Coronavirus Stimulus Checks - Info
BBB Tips: Economic Impact Payments -- What you need to know about receiving your stimulus check
By Better Business Bureau. April 15, 2020.
The United States Treasury Department and the Internal Revenue Service have begun distribution of Economic Impact Payments, with no action required for most people.
Internal Revenue Service unveiled a Get My Payment tool with features to let taxpayers check on their Economic Impact Payment date and update direct deposit information. Keep in mind, the system might be overwhelmed by the volume of individuals accessing the system. More information on Get My Payment is found on the IRS news release.
This news lead to the increase of scam phone calls, text messages or emails asking for personal information and claiming people need to provide it to receive the benefits. BBB warns to not give out any information to these fake communications, as these checks are being sent out automatically, according to the IRS. See our recent scam alerts on relief checks and fake texts.
There are some scams affecting tax preparers as well. The IRS is warning tax professionals to look out for phishing schemes, increase online security and ensure client data is protected.
Seniors are especially vulnerable to these kinds of scams. It is important during this time to check on elderly neighbors and others who may need help, to be sure they are made aware of the most recent scams relevant to the coronavirus crisis.
Tips from BBB regarding economic impact payments:
- Payment or personal information is NOT required to receive your payment. The IRS has your tax information and will either mail the check directly to you, or use the direct deposit information they have on file from your tax return. Once you’ve received payment, watch for a letter directly from the IRS confirming receipt within 15 days after the payment is sent. The letter includes how the payment was made and if it wasn’t received, what you should do. More informaton is available under the Payment Recipients tab.
- If you receive Social Security and typically do not file a tax return, you will no longer need to file a simple tax return or any other paperwork to receive the stimulus. You will automatically get the payment. See IRS.gov/coronavirus for more information. US Treasury announcement
- The IRS will use your tax return for your bank account or address, and to calculate and send payments. If you filed in 2019, that information will be used. If you have not filed your 2019 return yet, 2018 filing information will be used.
- No one will call or email you from the government regarding your check. If you get a text, phone call, or email asking you for your personal information, do not respond.

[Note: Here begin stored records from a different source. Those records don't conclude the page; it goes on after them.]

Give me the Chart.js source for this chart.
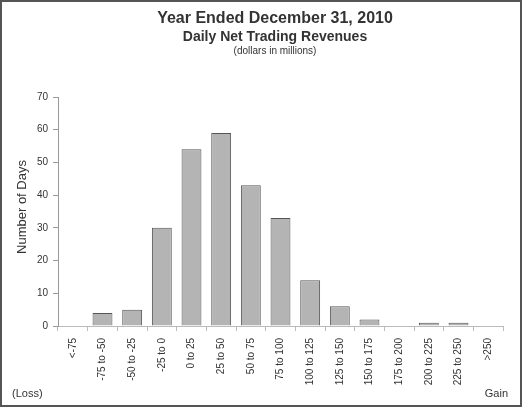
<!DOCTYPE html>
<html>
<head>
<meta charset="utf-8">
<script src="https://cdn.jsdelivr.net/npm/chart.js@4"></script>
<style>
  html, body { margin: 0; padding: 0; background: #fff; }
  #wrap { width: 522px; height: 407px; }
</style>
</head>
<body>
<div id="wrap"><canvas id="chart" width="522" height="407"></canvas></div>
<script>
// Daily net trading revenue buckets (dollars in millions)
const categories = ['<-75', '-75 to -50', '-50 to -25', '-25 to 0', '0 to 25', '25 to 50',
    '50 to 75', '75 to 100', '100 to 125', '125 to 150', '150 to 175', '175 to 200',
    '200 to 225', '225 to 250', '>250'];
const days = [0, 4, 5, 30, 54, 59, 43, 33, 14, 6, 2, 0, 1, 1, 0];
const yTicks = [0, 10, 20, 30, 40, 50, 60, 70];

const titleLines = ['Year Ended December 31, 2010', 'Daily Net Trading Revenues', '(dollars in millions)'];
const yTitle = 'Number of Days';

const textColor = '#333';
const font = 'Liberation Sans, Arial, sans-serif';

// Titles, axis title, Loss/Gain notes and the outer frame
const decorations = {
    id: 'decorations',
    afterDraw(chart) {
        const ctx = chart.ctx;
        ctx.save();
        ctx.fillStyle = textColor;
        ctx.textAlign = 'center';
        ctx.textBaseline = 'alphabetic';
        ctx.font = 'bold 16px ' + font;
        ctx.fillText(titleLines[0], 275, 23);
        ctx.font = 'bold 14px ' + font;
        ctx.fillText(titleLines[1], 275, 41);
        ctx.font = '10px ' + font;
        ctx.fillText(titleLines[2], 275, 54);

        ctx.font = '11px ' + font;
        ctx.textAlign = 'left';
        ctx.fillText('(Loss)', 12, 397);
        ctx.textAlign = 'right';
        ctx.fillText('Gain', 508, 397);

        // y title, rotated
        ctx.save();
        ctx.translate(22, 207);
        ctx.rotate(-Math.PI / 2);
        ctx.textAlign = 'center';
        ctx.textBaseline = 'middle';
        ctx.font = '13px ' + font;
        ctx.fillText(yTitle, 0, 0);
        ctx.restore();

        ctx.strokeStyle = '#555';
        ctx.lineWidth = 2;
        ctx.strokeRect(1, 1, chart.width - 2, chart.height - 2);
        ctx.restore();
    }
};

new Chart(document.getElementById('chart').getContext('2d'), {
    type: 'bar',
    data: {
        labels: categories,
        datasets: [{
            data: days,
            backgroundColor: '#b4b4b4',
            borderColor: '#555',
            borderWidth: 1,
            barPercentage: 0.67,
            categoryPercentage: 1,
        }]
    },
    options: {
        responsive: false,
        animation: false,
        layout: {
            padding: { left: 0, top: 97, right: 19, bottom: 0 }
        },
        plugins: {
            legend: { display: false },
            tooltip: { enabled: false },
        },
        scales: {
            x: {
                offset: true,
                afterFit(scale) { scale.height = 81; },
                grid: {
                    drawOnChartArea: false,
                    offset: true,
                    color: '#bbb',
                    tickLength: 5,
                },
                border: { color: '#bbb' },
                ticks: {
                    color: textColor,
                    font: { family: font, size: 10 },
                    minRotation: 90,
                    maxRotation: 90,
                    padding: 7,
                    autoSkip: false,
                },
            },
            y: {
                min: 0,
                max: 70,
                afterFit(scale) { scale.width = 58; },
                afterBuildTicks(scale) { scale.ticks = yTicks.map(v => ({ value: v })); },
                grid: {
                    drawOnChartArea: false,
                    color: '#999',
                    tickLength: 5,
                },
                border: { color: '#999' },
                ticks: {
                    color: textColor,
                    font: { family: font, size: 10 },
                    padding: 5,
                },
            },
        },
    },
    plugins: [decorations],
});
</script>
</body>
</html>
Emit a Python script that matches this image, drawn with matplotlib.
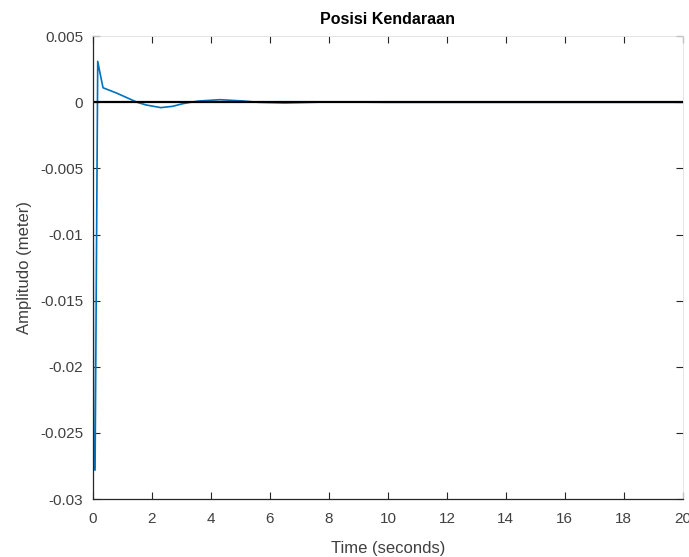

- Be sure you are eligible. Tax filers who have adjusted gross income levels of $75,000 for individuals and $150,000 for couples will receive full payment. Payment is reduced by $5 for each $100 above that threshold. Individuals with income above $99,000 or couples above $198,000 with no children are not eligible.
- Reach out. If anyone contacts you to get your personal information, then tries to keep you on the phone or rush you to a decision, hang up. Ask someone you trust, like a family member or financial advisor, for advice.
- Contact your bank directly if there is a problem with your direct deposit or appears to be a hold on the stimulus check distribution.